Request: Filter the data below for the string "image" and copy each matching line.

— BEGIN Information shown —

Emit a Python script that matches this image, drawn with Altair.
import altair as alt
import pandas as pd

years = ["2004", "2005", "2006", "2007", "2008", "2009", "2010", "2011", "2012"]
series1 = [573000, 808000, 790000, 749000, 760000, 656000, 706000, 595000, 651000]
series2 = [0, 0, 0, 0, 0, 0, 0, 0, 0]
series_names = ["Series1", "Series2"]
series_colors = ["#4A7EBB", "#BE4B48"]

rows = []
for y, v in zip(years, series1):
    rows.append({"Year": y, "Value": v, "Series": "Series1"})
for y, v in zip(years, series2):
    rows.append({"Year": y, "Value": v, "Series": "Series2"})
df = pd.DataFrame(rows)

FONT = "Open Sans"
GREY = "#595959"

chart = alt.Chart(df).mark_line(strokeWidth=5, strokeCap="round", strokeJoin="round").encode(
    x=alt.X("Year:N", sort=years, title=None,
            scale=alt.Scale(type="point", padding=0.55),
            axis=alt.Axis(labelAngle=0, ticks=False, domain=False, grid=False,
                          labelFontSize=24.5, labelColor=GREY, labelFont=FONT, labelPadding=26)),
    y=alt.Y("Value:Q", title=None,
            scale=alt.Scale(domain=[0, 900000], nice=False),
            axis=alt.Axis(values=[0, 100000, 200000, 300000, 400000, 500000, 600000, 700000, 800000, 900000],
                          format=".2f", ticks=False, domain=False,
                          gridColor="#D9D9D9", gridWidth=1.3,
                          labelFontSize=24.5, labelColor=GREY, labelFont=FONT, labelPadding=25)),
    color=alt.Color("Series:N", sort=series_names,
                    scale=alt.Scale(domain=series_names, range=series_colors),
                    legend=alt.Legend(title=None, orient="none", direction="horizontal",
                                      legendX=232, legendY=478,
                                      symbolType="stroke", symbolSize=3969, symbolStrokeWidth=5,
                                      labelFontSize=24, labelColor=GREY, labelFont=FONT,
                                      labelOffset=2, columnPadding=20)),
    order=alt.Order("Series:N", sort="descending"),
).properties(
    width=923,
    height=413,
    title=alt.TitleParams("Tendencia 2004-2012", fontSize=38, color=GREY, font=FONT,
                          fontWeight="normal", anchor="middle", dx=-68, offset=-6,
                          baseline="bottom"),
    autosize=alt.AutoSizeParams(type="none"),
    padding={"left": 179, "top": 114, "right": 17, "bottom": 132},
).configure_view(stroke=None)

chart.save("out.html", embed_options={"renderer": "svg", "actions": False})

— END Information shown —
— BEGIN Information shown —

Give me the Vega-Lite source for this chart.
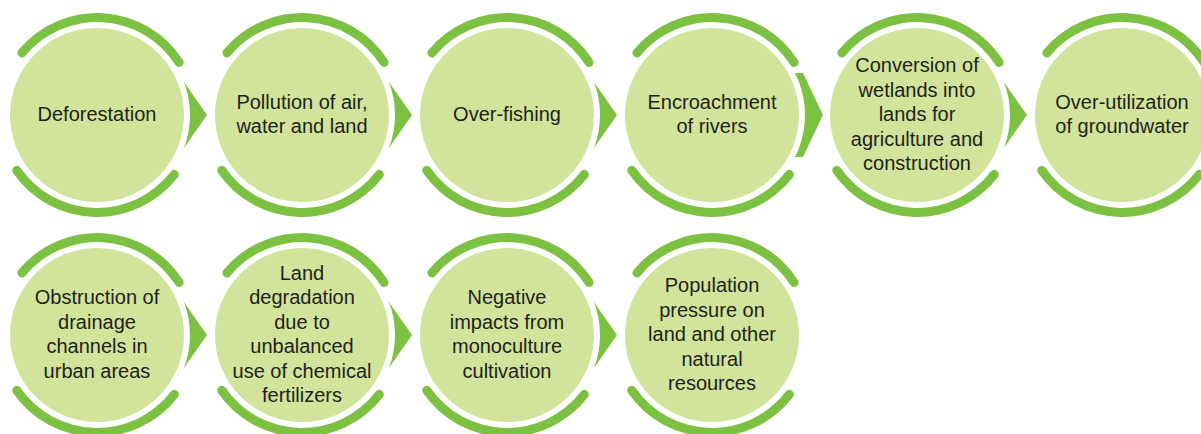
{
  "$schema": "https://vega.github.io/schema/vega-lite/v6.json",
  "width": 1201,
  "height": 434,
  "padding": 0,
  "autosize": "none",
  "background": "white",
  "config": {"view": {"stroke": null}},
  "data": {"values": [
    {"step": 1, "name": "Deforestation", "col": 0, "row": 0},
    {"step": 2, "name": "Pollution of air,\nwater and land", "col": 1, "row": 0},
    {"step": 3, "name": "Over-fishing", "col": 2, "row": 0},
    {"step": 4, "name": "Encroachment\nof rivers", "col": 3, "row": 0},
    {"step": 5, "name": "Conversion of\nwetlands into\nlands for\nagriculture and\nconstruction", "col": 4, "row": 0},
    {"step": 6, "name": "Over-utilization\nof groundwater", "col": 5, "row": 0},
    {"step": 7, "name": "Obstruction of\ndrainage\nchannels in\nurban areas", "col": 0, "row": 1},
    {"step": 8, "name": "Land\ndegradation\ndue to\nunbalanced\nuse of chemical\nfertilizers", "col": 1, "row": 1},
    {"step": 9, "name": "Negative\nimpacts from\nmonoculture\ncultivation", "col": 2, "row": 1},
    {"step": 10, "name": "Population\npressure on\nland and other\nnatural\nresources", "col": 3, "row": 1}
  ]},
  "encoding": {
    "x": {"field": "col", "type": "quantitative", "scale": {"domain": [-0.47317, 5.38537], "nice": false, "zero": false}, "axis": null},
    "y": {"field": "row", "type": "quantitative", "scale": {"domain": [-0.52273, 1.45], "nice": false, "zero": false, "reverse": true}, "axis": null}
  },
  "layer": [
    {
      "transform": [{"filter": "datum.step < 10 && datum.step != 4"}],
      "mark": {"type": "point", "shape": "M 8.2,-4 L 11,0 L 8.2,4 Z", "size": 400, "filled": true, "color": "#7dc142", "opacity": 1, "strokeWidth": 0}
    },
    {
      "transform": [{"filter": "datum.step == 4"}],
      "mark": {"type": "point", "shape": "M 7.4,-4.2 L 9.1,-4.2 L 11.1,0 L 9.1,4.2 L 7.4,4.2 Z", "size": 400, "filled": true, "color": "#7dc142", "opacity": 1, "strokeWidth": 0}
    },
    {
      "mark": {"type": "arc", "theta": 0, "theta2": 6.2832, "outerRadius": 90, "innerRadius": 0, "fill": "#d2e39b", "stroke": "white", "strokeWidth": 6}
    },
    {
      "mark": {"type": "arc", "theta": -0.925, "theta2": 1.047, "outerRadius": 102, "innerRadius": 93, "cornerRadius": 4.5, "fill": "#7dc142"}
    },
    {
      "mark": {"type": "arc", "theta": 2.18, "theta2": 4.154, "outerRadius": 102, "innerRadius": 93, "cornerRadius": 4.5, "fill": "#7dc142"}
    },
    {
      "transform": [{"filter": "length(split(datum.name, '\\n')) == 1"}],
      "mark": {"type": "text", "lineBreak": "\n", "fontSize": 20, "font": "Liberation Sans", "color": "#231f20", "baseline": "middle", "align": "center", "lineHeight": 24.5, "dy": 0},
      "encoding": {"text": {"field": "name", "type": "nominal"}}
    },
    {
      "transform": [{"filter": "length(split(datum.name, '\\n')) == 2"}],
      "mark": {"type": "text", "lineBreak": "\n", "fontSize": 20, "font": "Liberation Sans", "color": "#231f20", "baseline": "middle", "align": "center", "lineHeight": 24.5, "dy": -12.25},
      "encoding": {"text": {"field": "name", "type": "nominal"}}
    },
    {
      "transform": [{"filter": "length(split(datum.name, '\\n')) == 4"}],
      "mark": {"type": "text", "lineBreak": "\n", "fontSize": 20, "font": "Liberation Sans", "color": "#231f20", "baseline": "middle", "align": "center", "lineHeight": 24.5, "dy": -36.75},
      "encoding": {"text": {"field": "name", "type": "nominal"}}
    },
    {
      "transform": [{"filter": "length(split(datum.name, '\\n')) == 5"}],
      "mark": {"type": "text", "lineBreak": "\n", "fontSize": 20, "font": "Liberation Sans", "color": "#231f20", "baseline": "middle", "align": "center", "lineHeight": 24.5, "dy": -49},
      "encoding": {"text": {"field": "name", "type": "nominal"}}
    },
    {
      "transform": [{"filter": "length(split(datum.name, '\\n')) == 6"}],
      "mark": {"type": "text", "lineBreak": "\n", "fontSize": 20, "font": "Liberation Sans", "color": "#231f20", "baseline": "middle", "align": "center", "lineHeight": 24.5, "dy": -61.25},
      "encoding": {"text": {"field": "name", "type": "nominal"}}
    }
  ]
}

— END Information shown —
— BEGIN Information shown —

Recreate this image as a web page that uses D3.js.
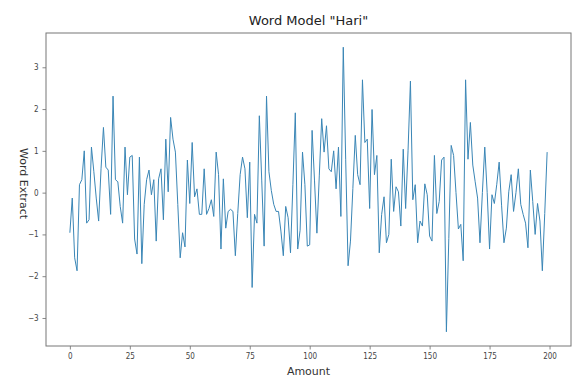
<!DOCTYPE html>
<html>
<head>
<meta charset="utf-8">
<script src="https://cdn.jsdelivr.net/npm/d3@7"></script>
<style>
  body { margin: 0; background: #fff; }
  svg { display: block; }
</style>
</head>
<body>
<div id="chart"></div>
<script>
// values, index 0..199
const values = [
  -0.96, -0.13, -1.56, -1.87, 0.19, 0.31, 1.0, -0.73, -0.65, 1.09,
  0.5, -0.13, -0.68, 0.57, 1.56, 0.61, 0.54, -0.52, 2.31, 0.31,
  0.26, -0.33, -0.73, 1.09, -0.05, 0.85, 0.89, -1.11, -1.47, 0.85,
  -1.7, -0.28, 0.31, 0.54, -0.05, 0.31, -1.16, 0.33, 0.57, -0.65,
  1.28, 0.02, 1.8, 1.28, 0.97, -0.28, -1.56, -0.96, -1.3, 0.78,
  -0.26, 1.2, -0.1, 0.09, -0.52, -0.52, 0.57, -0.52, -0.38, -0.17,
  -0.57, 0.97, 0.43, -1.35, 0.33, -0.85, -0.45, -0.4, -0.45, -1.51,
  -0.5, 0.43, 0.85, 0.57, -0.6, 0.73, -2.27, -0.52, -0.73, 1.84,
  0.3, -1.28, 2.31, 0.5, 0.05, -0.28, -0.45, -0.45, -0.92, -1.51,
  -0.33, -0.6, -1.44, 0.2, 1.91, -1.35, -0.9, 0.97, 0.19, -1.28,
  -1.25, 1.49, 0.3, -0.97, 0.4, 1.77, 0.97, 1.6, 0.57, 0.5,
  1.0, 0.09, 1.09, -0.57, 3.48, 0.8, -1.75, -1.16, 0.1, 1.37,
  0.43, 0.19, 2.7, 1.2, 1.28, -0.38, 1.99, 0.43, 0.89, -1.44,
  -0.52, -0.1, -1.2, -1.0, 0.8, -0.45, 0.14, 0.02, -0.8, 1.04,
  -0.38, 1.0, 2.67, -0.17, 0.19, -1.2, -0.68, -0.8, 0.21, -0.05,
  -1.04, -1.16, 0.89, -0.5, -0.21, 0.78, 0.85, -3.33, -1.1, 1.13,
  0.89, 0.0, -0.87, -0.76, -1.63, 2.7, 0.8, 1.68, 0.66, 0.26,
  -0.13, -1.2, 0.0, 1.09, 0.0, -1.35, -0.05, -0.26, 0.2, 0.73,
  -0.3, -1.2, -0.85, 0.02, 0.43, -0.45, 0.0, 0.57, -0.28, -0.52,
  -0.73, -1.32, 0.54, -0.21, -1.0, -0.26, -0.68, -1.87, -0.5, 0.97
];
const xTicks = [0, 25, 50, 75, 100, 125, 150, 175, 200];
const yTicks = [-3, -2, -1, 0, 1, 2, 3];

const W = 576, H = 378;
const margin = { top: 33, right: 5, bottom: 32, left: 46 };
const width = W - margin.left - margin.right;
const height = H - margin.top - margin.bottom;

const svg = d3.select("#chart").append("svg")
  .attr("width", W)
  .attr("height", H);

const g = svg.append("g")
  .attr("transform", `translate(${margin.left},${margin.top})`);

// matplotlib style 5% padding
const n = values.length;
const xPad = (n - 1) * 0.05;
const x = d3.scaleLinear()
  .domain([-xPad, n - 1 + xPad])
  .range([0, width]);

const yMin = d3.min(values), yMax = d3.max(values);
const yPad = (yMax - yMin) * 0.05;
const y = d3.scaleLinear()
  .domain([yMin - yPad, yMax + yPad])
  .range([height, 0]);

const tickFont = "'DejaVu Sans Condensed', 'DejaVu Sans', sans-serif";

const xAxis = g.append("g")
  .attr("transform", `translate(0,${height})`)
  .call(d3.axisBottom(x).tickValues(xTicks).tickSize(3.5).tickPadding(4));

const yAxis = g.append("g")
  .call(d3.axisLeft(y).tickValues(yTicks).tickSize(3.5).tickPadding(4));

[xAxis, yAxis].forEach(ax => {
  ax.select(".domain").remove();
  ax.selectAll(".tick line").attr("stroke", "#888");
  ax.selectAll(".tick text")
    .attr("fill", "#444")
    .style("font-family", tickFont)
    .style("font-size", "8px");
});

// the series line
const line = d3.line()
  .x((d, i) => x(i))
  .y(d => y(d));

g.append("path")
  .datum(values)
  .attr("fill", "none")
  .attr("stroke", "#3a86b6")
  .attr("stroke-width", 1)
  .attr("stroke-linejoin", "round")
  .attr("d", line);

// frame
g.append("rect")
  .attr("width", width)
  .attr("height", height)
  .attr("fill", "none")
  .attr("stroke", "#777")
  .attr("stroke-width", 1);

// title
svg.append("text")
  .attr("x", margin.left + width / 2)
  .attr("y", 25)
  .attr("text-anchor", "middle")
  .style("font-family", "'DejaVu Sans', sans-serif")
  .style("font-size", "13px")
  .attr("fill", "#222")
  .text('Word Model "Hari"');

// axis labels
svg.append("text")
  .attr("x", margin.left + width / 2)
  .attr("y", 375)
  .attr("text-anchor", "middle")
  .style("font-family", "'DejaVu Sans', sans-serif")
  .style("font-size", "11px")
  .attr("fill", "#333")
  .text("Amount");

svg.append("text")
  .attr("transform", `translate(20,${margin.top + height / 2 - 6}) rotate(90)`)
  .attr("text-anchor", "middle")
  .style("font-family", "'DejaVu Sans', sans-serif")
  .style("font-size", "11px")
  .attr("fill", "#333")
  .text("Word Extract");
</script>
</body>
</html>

— END Information shown —

Output:
Emit a Python script that matches this image, drawn with Altair.
Recreate this image as a web page that uses D3.js.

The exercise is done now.